The debate has been on for sometime now and the government with the blessings of all political parties have moved the Right to Information (Amendment) Bill 2013. Ironically, it is the same parties who came together to hide behind the veil of secrecy form public eye who otherwise in second breath declare that 'we came clean at people's court' and 'we have people's mandate, which is above all'. After all, who doesn't know, people is a convenient abstraction anyone can use without answerability but for once in five years and there also formulas work than holding one responsible for deeds and misdeeds. In any case it is but logical to expect that the amendment may be challenged for its constitutional validity.
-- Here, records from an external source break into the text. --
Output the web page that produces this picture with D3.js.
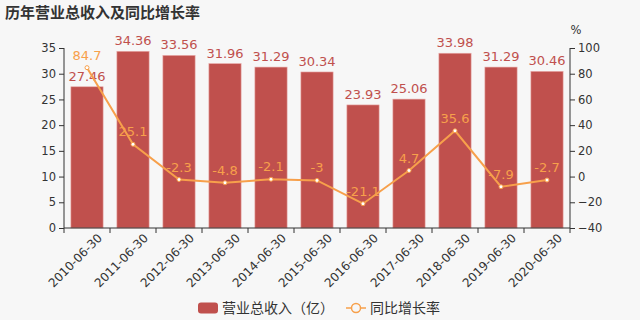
<!DOCTYPE html>
<html>
<head>
<meta charset="utf-8">
<script src="https://cdn.jsdelivr.net/npm/d3@7/dist/d3.min.js"></script>
<style>
body { margin: 0; background: #f7f7f7; }
text { font-family: "DejaVu Sans", "Noto Sans CJK SC", sans-serif; }
.cjk { font-family: "Noto Sans CJK SC", sans-serif; }
</style>
</head>
<body>
<svg id="chart" width="640" height="320"></svg>
<script>
const margin = { top: 48, right: 70, bottom: 92, left: 64 };
const width = 640 - margin.left - margin.right;
const height = 320 - margin.top - margin.bottom;

// data
var dates = ['2010-06-30', '2011-06-30', '2012-06-30', '2013-06-30', '2014-06-30', '2015-06-30',
    '2016-06-30', '2017-06-30', '2018-06-30', '2019-06-30', '2020-06-30']
var revenue = [27.46, 34.36, 33.56, 31.96, 31.29, 30.34, 23.93, 25.06, 33.98, 31.29, 30.46]
var growth = [84.7, 25.1, -2.3, -4.8, -2.1, -3, -21.1, 4.7, 35.6, -7.9, -2.7]
var leftTicks = [0, 5, 10, 15, 20, 25, 30, 35]
var rightTicks = [-40, -20, 0, 20, 40, 60, 80, 100]

var barColor = '#c0504d'
var lineColor = '#f7a04b'

var svg = d3.select('#chart')

svg.append('text')
    .attr('class', 'cjk')
    .attr('x', 5).attr('y', 18)
    .attr('fill', '#333')
    .style('font-size', '15px')
    .style('font-weight', 'bold')
    .text('历年营业总收入及同比增长率')

var g = svg.append('g')
    .attr('transform', 'translate(' + margin.left + ',' + margin.top + ')')

var xScale = d3.scaleBand().domain(dates).range([0, width]).paddingInner(0.3).paddingOuter(0.15)
var yLeft = d3.scaleLinear().domain([0, 35]).range([height, 0])
var yRight = d3.scaleLinear().domain([-40, 100]).range([height, 0])

// bars
g.selectAll('rect.bar')
    .data(revenue)
    .join('rect')
    .attr('class', 'bar')
    .attr('x', (d, i) => xScale(dates[i]))
    .attr('y', d => yLeft(d))
    .attr('width', xScale.bandwidth())
    .attr('height', d => height - yLeft(d))
    .attr('fill', barColor)
    .attr('stroke', '#e8a9a7')
    .attr('stroke-width', 0.6)

g.selectAll('text.barlabel')
    .data(revenue)
    .join('text')
    .attr('class', 'barlabel')
    .attr('x', (d, i) => xScale(dates[i]) + xScale.bandwidth() / 2)
    .attr('y', d => yLeft(d) - 6)
    .attr('text-anchor', 'middle')
    .attr('fill', barColor)
    .style('font-size', '13px')
    .text(d => d)

// line
var line = d3.line()
    .x((d, i) => xScale(dates[i]) + xScale.bandwidth() / 2)
    .y(d => yRight(d))

g.append('path')
    .datum(growth)
    .attr('d', line)
    .attr('fill', 'none')
    .attr('stroke', lineColor)
    .attr('stroke-width', 2)

g.selectAll('circle.pt')
    .data(growth)
    .join('circle')
    .attr('class', 'pt')
    .attr('cx', (d, i) => xScale(dates[i]) + xScale.bandwidth() / 2)
    .attr('cy', d => yRight(d))
    .attr('r', 2)
    .attr('fill', '#fff')
    .attr('stroke', lineColor)
    .attr('stroke-width', 1)

g.selectAll('text.linelabel')
    .data(growth)
    .join('text')
    .attr('class', 'linelabel')
    .attr('x', (d, i) => xScale(dates[i]) + xScale.bandwidth() / 2)
    .attr('y', d => yRight(d) - 8)
    .attr('text-anchor', 'middle')
    .attr('fill', lineColor)
    .style('font-size', '13px')
    .text(d => d)

// axes
var xAxis = d3.axisBottom(xScale).tickSize(5).tickFormat(d => d)
var xg = g.append('g')
    .attr('transform', 'translate(0,' + height + ')')
    .call(xAxis)
xg.selectAll('.tick line').attr('transform', function (d) { return 'translate(' + (-xScale.step() / 2) + ',0)' })
xg.append('line').attr('x1', width).attr('x2', width).attr('y1', 0).attr('y2', 5).attr('stroke', '#333')
xg.selectAll('.tick text')
    .attr('text-anchor', 'end')
    .attr('dx', '0.3em')
    .attr('dy', '0.9em')
    .attr('transform', 'rotate(-45)')
    .attr('fill', '#333')
    .style('font-size', '12px')

var yl = g.append('g').call(d3.axisLeft(yLeft).tickValues(leftTicks).tickSize(5))
var yr = g.append('g').attr('transform', 'translate(' + width + ',0)')
    .call(d3.axisRight(yRight).tickValues(rightTicks).tickSize(5))
;[xg, yl, yr].forEach(a => a.selectAll('path, line').attr('stroke', '#333'))
yl.selectAll('.tick text').attr('fill', '#333').style('font-size', '11.5px')
yr.selectAll('.tick text').attr('fill', '#333').style('font-size', '11.5px')
yl.select('.domain').attr('d', 'M0,0V' + height)
yr.select('.domain').attr('d', 'M0,0V' + height)
xg.select('.domain').attr('d', 'M0,0H' + width)

g.append('text')
    .attr('x', width + 6).attr('y', -14)
    .attr('text-anchor', 'middle')
    .attr('fill', '#333')
    .style('font-size', '11.5px')
    .text('%')

// legend
var lg = svg.append('g').attr('transform', 'translate(198,308)')
lg.append('rect').attr('x', 0).attr('y', -5.5).attr('width', 20).attr('height', 11).attr('rx', 3)
    .attr('fill', barColor)
lg.append('text').attr('class', 'cjk').attr('x', 24).attr('y', 0).attr('dy', '0.35em')
    .attr('fill', '#333').style('font-size', '14px').text('营业总收入（亿）')
lg.append('line').attr('x1', 148).attr('x2', 168).attr('y1', 0).attr('y2', 0)
    .attr('stroke', lineColor).attr('stroke-width', 1.5)
lg.append('circle').attr('cx', 158).attr('cy', 0).attr('r', 4.5)
    .attr('fill', '#f7f7f7').attr('stroke', lineColor).attr('stroke-width', 1.5)
lg.append('text').attr('class', 'cjk').attr('x', 172).attr('y', 0).attr('dy', '0.35em')
    .attr('fill', '#333').style('font-size', '14px').text('同比增长率')
</script>
</body>
</html>
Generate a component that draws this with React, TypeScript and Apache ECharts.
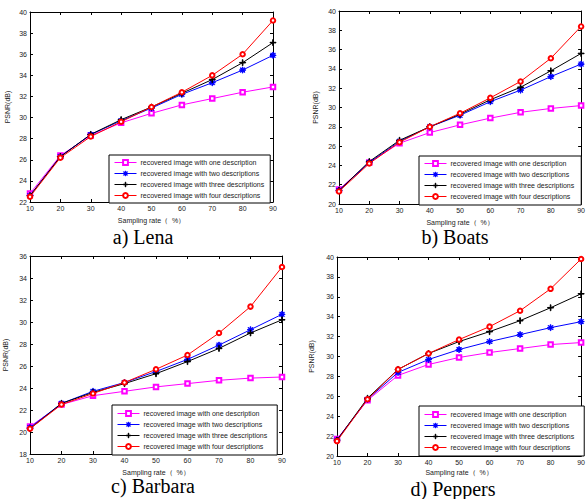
import React, { useEffect, useRef } from "react";
import * as echarts from "echarts";

const samplingRates = [10, 20, 30, 40, 50, 60, 70, 80, 90];
const seriesNames = [
  "recovered image with one description",
  "recovered image with two descriptions",
  "recovered image with three descriptions",
  "recovered image with four descriptions",
];

const lenaOne = [22.8, 26.4, 28.3, 29.5, 30.4, 31.2, 31.8, 32.4, 32.9];
const lenaTwo = [22.6, 26.3, 28.4, 29.7, 30.9, 32.2, 33.3, 34.5, 35.9];
const lenaThree = [22.6, 26.3, 28.4, 29.8, 31.0, 32.3, 33.6, 35.2, 37.1];
const lenaFour = [22.5, 26.2, 28.2, 29.6, 31.0, 32.4, 34.0, 36.0, 39.2];

const boatsOne = [21.5, 24.3, 26.3, 27.4, 28.2, 28.9, 29.5, 29.9, 30.2];
const boatsTwo = [21.4, 24.3, 26.5, 28.0, 29.2, 30.6, 31.8, 33.2, 34.5];
const boatsThree = [21.4, 24.4, 26.6, 28.0, 29.3, 30.8, 32.1, 33.8, 35.6];
const boatsFour = [21.3, 24.2, 26.4, 28.0, 29.4, 31.0, 32.7, 35.1, 38.4];

const barbaraOne = [20.5, 22.5, 23.3, 23.7, 24.1, 24.4, 24.7, 24.9, 25.0];
const barbaraTwo = [20.4, 22.6, 23.7, 24.5, 25.5, 26.6, 27.9, 29.3, 30.7];
const barbaraThree = [20.3, 22.6, 23.6, 24.4, 25.3, 26.4, 27.6, 29.0, 30.2];
const barbaraFour = [20.3, 22.5, 23.5, 24.5, 25.7, 27.0, 29.0, 31.4, 35.0];

const peppersOne = [21.7, 25.6, 28.1, 29.2, 29.9, 30.4, 30.8, 31.2, 31.4];
const peppersTwo = [21.6, 25.7, 28.4, 29.7, 30.7, 31.5, 32.2, 32.9, 33.5];
const peppersThree = [21.6, 25.8, 28.7, 30.3, 31.5, 32.5, 33.6, 34.9, 36.3];
const peppersFour = [21.5, 25.7, 28.7, 30.3, 31.7, 33.0, 34.6, 36.8, 39.8];

const panelTitles = ["a) Lena", "b) Boats", "c) Barbara", "d) Peppers"];
const yRanges = [
  [22, 40],
  [20, 40],
  [18, 36],
  [20, 40],
];
const xAxisName = "Sampling rate（  %）";
const yAxisName = "PSNR(dB)";

const panelData = [
  [lenaOne, lenaTwo, lenaThree, lenaFour],
  [boatsOne, boatsTwo, boatsThree, boatsFour],
  [barbaraOne, barbaraTwo, barbaraThree, barbaraFour],
  [peppersOne, peppersTwo, peppersThree, peppersFour],
];

const ASTERISK =
  "path://M4.5,0H5.5V10H4.5Z M0,4.5H10V5.5H0Z M1.7,1L9,8.3L8.3,9L1,1.7Z M8.3,1L9,1.7L1.7,9L1,8.3Z";
const PLUS = "path://M4.5,0H5.5V10H4.5Z M0,4.5H10V5.5H0Z";

const styles = [
  { color: "#ff00ff", symbol: "emptyRect", size: 4.5 },
  { color: "#0000ff", symbol: ASTERISK, size: 6 },
  { color: "#000000", symbol: PLUS, size: 6 },
  { color: "#ff0000", symbol: "emptyCircle", size: 4.5 },
];

const grids = [
  { left: 30, top: 12, width: 243, height: 190 },
  { left: 339, top: 11, width: 246, height: 193 },
  { left: 30, top: 256, width: 252, height: 198 },
  { left: 337, top: 257, width: 250, height: 199 },
];
const xNameGaps = [15, 15, 15, 13];
const yNameGaps = [19, 20, 21, 22];
const legendPos = [
  { left: 109, top: 155, padding: [4, 6, 4, 5] },
  { left: 419, top: 156, padding: [4, 7, 5, 5] },
  { left: 112, top: 405, padding: [5, 10, 5, 5] },
  { left: 419, top: 406, padding: [5, 10, 5, 5] },
];
const captionPos = [
  [143, 237],
  [455, 237],
  [153, 486],
  [453, 489],
];

const FONT = "'Liberation Sans', Arial, sans-serif";

export default function App() {
  const ref = useRef<HTMLDivElement>(null);
  useEffect(() => {
    if (!ref.current) return;
    const chart = echarts.init(ref.current, null, { renderer: "svg" });
    const xAxes: any[] = [];
    const yAxes: any[] = [];
    const series: any[] = [];
    const legends: any[] = [];
    const graphics: any[] = [];
    const axisLine = { show: true, lineStyle: { color: "#000", width: 1 } };
    const axisTick = { show: true, inside: true, length: 3, lineStyle: { color: "#000", width: 1 } };
    for (let p = 0; p < 4; p++) {
      xAxes.push({
        type: "value",
        gridIndex: p,
        min: 10,
        max: 90,
        interval: 10,
        position: "bottom",
        name: xAxisName,
        nameLocation: "middle",
        nameGap: xNameGaps[p],
        nameTextStyle: { fontSize: 7, color: "#222", fontFamily: FONT },
        axisLine,
        axisTick,
        splitLine: { show: false },
        axisLabel: { fontSize: 7, color: "#222", margin: 3, fontFamily: FONT },
      });
      xAxes.push({
        type: "value",
        gridIndex: p,
        min: 10,
        max: 90,
        interval: 10,
        position: "top",
        axisLine,
        axisTick,
        splitLine: { show: false },
        axisLabel: { show: false },
      });
      yAxes.push({
        type: "value",
        gridIndex: p,
        min: yRanges[p][0],
        max: yRanges[p][1],
        interval: 2,
        position: "left",
        name: yAxisName,
        nameLocation: "middle",
        nameGap: yNameGaps[p],
        nameTextStyle: { fontSize: 7, color: "#222", fontFamily: FONT },
        axisLine,
        axisTick,
        splitLine: { show: false },
        axisLabel: { fontSize: 7, color: "#222", margin: 3, fontFamily: FONT },
      });
      yAxes.push({
        type: "value",
        gridIndex: p,
        min: yRanges[p][0],
        max: yRanges[p][1],
        interval: 2,
        position: "right",
        axisLine,
        axisTick,
        splitLine: { show: false },
        axisLabel: { show: false },
      });
      for (let s = 0; s < 4; s++) {
        const st = styles[s];
        series.push({
          type: "line",
          name: seriesNames[s],
          xAxisIndex: p * 2,
          yAxisIndex: p * 2,
          data: samplingRates.map((x, i) => [x, panelData[p][s][i]]),
          symbol: st.symbol,
          symbolSize: st.size,
          showAllSymbol: true,
          lineStyle: { color: st.color, width: 1 },
          itemStyle: { color: st.color, borderColor: st.color, borderWidth: 1 },
          z: 2 + s,
        });
      }
      legends.push({
        orient: "vertical",
        left: legendPos[p].left,
        top: legendPos[p].top,
        padding: legendPos[p].padding,
        itemWidth: 22,
        itemHeight: 6,
        itemGap: 4,
        data: seriesNames,
        borderColor: "#000",
        borderWidth: 1,
        backgroundColor: "#fff",
        selectedMode: false,
        lineStyle: { width: 1 },
        itemStyle: { borderWidth: 1 },
        textStyle: { fontSize: 7, color: "#222", fontFamily: FONT, padding: [0, 0, 0, -1] },
        z: 10,
      });
      graphics.push({
        type: "text",
        x: captionPos[p][0],
        y: captionPos[p][1],
        style: {
          text: panelTitles[p],
          fontSize: 20,
          fontFamily: "'Liberation Serif', 'Times New Roman', serif",
          fill: "#000",
          textAlign: "center",
          textVerticalAlign: "middle",
        },
      });
    }
    chart.setOption({
      animation: false,
      backgroundColor: "#fff",
      grid: grids,
      xAxis: xAxes,
      yAxis: yAxes,
      series,
      legend: legends,
      graphic: graphics,
    });
    return () => chart.dispose();
  }, []);
  return (
    <div
      ref={ref}
      style={{ position: "fixed", left: 0, top: 0, width: 588, height: 499 }}
    />
  );
}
There are three major reasons proffered for keeping political parties out of the gaze of public in the Bill;
- political parties are not public authorities, which the Act intends to cover,
- transparency in the functioning of political parties are already taken care by the existing laws like the Representation of the People Act, 1951 and the Income Tax Act, 1961
- opening up political parties to RTI will hamper the smooth internal working and political rivals will adversely affect the functioning of the parties
The third reason raises the question how transparent political parties can afford to. In the age of social communication, information highways and public debates of public issues there seems to be a lot political parties wants to keep to themselves.
I am tempted to refer a news item from a German online newsletter (accessible here). Story of a political party that claimed to deviate from its traditional counterparts in transparency norm. From press receiving only official press releases and interviews, this party streamed committee meetings via internet and no screening between what happened and what reached the public ears. Soon they realised "..., with our calls for 'Transparency! Transparency!' we in the Pirate Party have created expectations that are difficult for us to meet," going back to the established party ways it is now felt that the character of the party is lost. This story but has to be read in the context of Germany where transparency norms are ingrained in the law and public disclosure of party finances to the legislature a mandate. Therefore the bar of transparency they were trying to push was already set much high.
This has to be juxtaposed with the Government of India's stand in Ashok Chavan case (Paid News Case) pending in Supreme Court of India. It has shamelessly declared there that the EC has no jurisdiction to look into the accuracy of the statement of election expenditure filed but need only to verify the timely filing. Moreover, the Income Tax Act requirement is not a foolproof method to regulate party finances nor are the provisions of the Representation of the People Act, 1951. In summary, the norms of transparency and accountability in India is far below the desired as it stands.
Now the remaining question is, can political parties be considered as public authorities? The subsidies, freebees and benefits enjoyed by the political parties which is coughed up by the tax payer makes them definitely accountable to them. The role played by them in the political process makes them an integral part of the public institution though it may not conform to the structural construct of a public authority, rather will suit a free association of people.
It goes without question the action of political parties needs to be transparent. The disclosure norms to begin with should be on the financial side. The decision making side is bit too tricky and needs further thought and evaluation to make it under information dispensation norms.
There still is an issue whether this amendment stand the test of judicial scrutiny if and when challenged.